Summer is primetime for concert lovers, particularly with huge acts like Adele, Taylor Swift, a Kiss reunion tour and even The Beach Boys playing all over the country. But as fans scramble to get tickets, scammers are also stepping up their efforts.

According to an AARP report, every year nearly 5 million people pay for fake tickets for concerts, sporting events and theme parks.

There are even websites that let anyone generate a “novelty concert ticket” complete with bar code, event details, seat numbers and a logo that looks like (but isn’t quite spelled the same) as major vendor Ticketmaster. While this might be a cute idea for hosting a party, it’s not so fun when it’s part of a ticket scam.

Not only will you find yourself blocked from the real show, but a scammer might hand over the tickets in exchange for details on you like name, address and credit card number. That can easily lead to identity theft and other criminal activity.
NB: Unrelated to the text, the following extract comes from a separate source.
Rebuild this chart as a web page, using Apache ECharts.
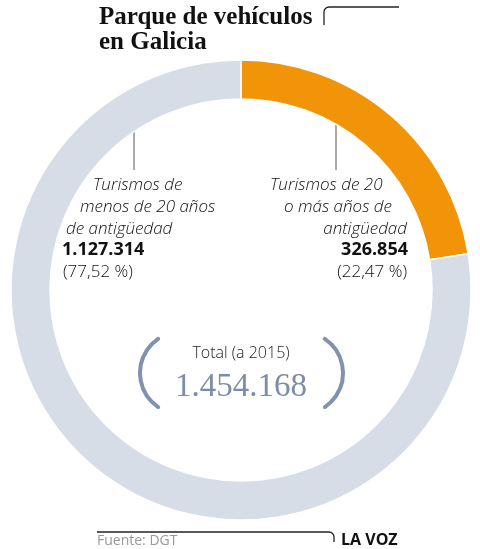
<!DOCTYPE html>
<html>
<head>
<meta charset="utf-8">
<script src="https://cdn.jsdelivr.net/npm/echarts@6/dist/echarts.min.js"></script>
<style>
  html, body { margin: 0; padding: 0; background: #fff; }
  #main { width: 480px; height: 549px; }
</style>
</head>
<body>
<div id="main"></div>
<script>
// datos (DGT, 2015)
var categorias = ['Turismos de 20 o más años de antigüedad', 'Turismos de menos de 20 años de antigüedad'];
var valores = [326854, 1127314];
var porcentajes = ['22,47 %', '77,52 %'];
var colores = ['#F29408', '#D6DDE7'];
var total = 1454168;

function fmt(n) {
    return String(n).replace(/\B(?=(\d{3})+(?!\d))/g, '.');
}

var myChart = echarts.init(document.getElementById('main'));

var labelFont = 'Open Sans';
var ink = '#111';

function txt(s, x, y, opt) {
    opt = opt || {};
    return {
        type: 'text',
        x: x, y: y,
        silent: true,
        style: {
            text: s,
            fill: opt.fill || ink,
            fontFamily: opt.family || labelFont,
            fontSize: opt.size || 17,
            fontWeight: opt.weight || 300,
            fontStyle: opt.style || 'normal',
            textAlign: opt.align || 'left',
            textVerticalAlign: 'middle'
        }
    };
}

function seg(x1, y1, x2, y2, w, c) {
    return { type: 'line', silent: true, shape: { x1: x1, y1: y1, x2: x2, y2: y2 }, style: { stroke: c || '#222', lineWidth: w || 1.3 } };
}

function corner(cx, cy, a0, a1) {
    return {
        type: 'arc', silent: true,
        shape: { cx: cx, cy: cy, r: 5, startAngle: a0, endAngle: a1, clockwise: true },
        style: { stroke: '#222', lineWidth: 1.3, fill: null }
    };
}

var option = {
    backgroundColor: '#fff',
    animation: false,
    series: [{
        type: 'pie',
        center: [241, 290],
        radius: [191, 230],
        startAngle: 90,
        clockwise: true,
        label: { show: false },
        labelLine: { show: false },
        itemStyle: {
            borderColor: '#fff',
            borderWidth: 1.5
        },
        data: categorias.map(function (c, i) {
            return { name: c, value: valores[i], itemStyle: { color: colores[i] } };
        })
    }],
    graphic: [
        // titulo
        txt('Parque de vehículos', 99, 18, { family: 'Liberation Serif', size: 25, weight: 'bold', fill: '#111' }),
        txt('en Galicia', 99, 43, { family: 'Liberation Serif', size: 25, weight: 'bold', fill: '#111' }),
        seg(324, 25, 324, 12),
        corner(329, 12, Math.PI, Math.PI * 1.5),
        seg(329, 7, 399, 7),
        // lineas guia
        seg(134, 113, 134, 170, 1, '#555'),
        seg(336, 113, 336, 170, 1, '#555'),
        // etiqueta izquierda
        txt('Turismos de', 93, 185, { style: 'italic' }),
        txt('menos de 20 años', 80, 207, { style: 'italic' }),
        txt('de antigüedad', 66, 229, { style: 'italic' }),
        txt(fmt(valores[1]), 62, 250, { size: 18, weight: 'bold', fill: '#111' }),
        txt('(' + porcentajes[1] + ')', 63, 272, { size: 17 }),
        // etiqueta derecha
        txt('Turismos de 20', 270, 185, { style: 'italic' }),
        txt('o más años de', 284, 207, { style: 'italic' }),
        txt('antigüedad', 407, 229, { style: 'italic', align: 'right' }),
        txt(fmt(valores[0]), 408, 250, { size: 18, weight: 'bold', fill: '#111', align: 'right' }),
        txt('(' + porcentajes[0] + ')', 407, 272, { size: 17, align: 'right' }),
        // total
        txt('Total (a 2015)', 241, 353, { size: 16, align: 'center', fill: '#222' }),
        txt(fmt(total), 241, 387, { family: 'Liberation Serif', size: 33, weight: 'normal', align: 'center', fill: '#7D8DA8' }),
        {
            type: 'arc', silent: true,
            shape: { cx: 181, cy: 373, r: 41, startAngle: Math.PI - 0.98, endAngle: Math.PI + 0.98, clockwise: true },
            style: { stroke: '#8092AE', lineWidth: 4, fill: null, lineCap: 'round' }
        },
        {
            type: 'arc', silent: true,
            shape: { cx: 302, cy: 373, r: 41, startAngle: -0.98, endAngle: 0.98, clockwise: true },
            style: { stroke: '#8092AE', lineWidth: 4, fill: null, lineCap: 'round' }
        },
        // pie de grafico
        seg(97, 532, 329, 532),
        corner(329, 537, -Math.PI / 2, 0),
        seg(334, 537, 334, 542),
        txt('Fuente: DGT', 97, 541, { size: 14, weight: 'normal', fill: '#999' }),
        txt('LA VOZ', 341, 540, { size: 16, weight: 'bold', fill: '#111' })
    ]
};

myChart.setOption(option);
</script>
</body>
</html>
When buying tickets this season, be sure to take some extra precautions:

  • Skip the scalpers. Despite warnings from theaters about people selling tickets just outside the doors, these scammers are hugely successful. AARP estimates that they collect more than $4 million per month in bogus sales.
  • Buy from legitimate sources. There are always plenty of tickets available on Craigslist and eBay, even for shows that sold out within minutes. That fact alone should put you on scam alert. Although there are real tickets for sale on those sites, keep in mind that the risk is high for frauds.
  • Don’t click on email links and attachments. Concert ticket “deals” and phishing scams go together like partners in crime. You might be told you’ve won the tickets and have to claim them through a certain site, or that they’re part of a promotion to certain VIP contacts. If you click on a link or open the attachment, it may cause malware to be installed on your computer.
  • Research less-known ticket vendors: Apart from major ticket purveyors like StubHub and Ticketmaster, there are scores of smaller ticket providers across the country. That can make it challenging to know the difference between a ticket scam and the real deal. In that case, turn to the Better Business Bureau site and research the company, paying particular attention to reviews and complaints. Another option is to find vendors through the National Association of Ticket Brokers, which requires its members to guarantee every ticket sold on their websites is legitimate.

Finally, trust your instincts. If a deal seems too good to be true or the seller pretends to be desperate, watch out. Scammers often rely on a sense of urgency to pull people into buying fraudulent items or giving away too much information. As always, review your transactions regularly, and immediately report any that seem suspicious.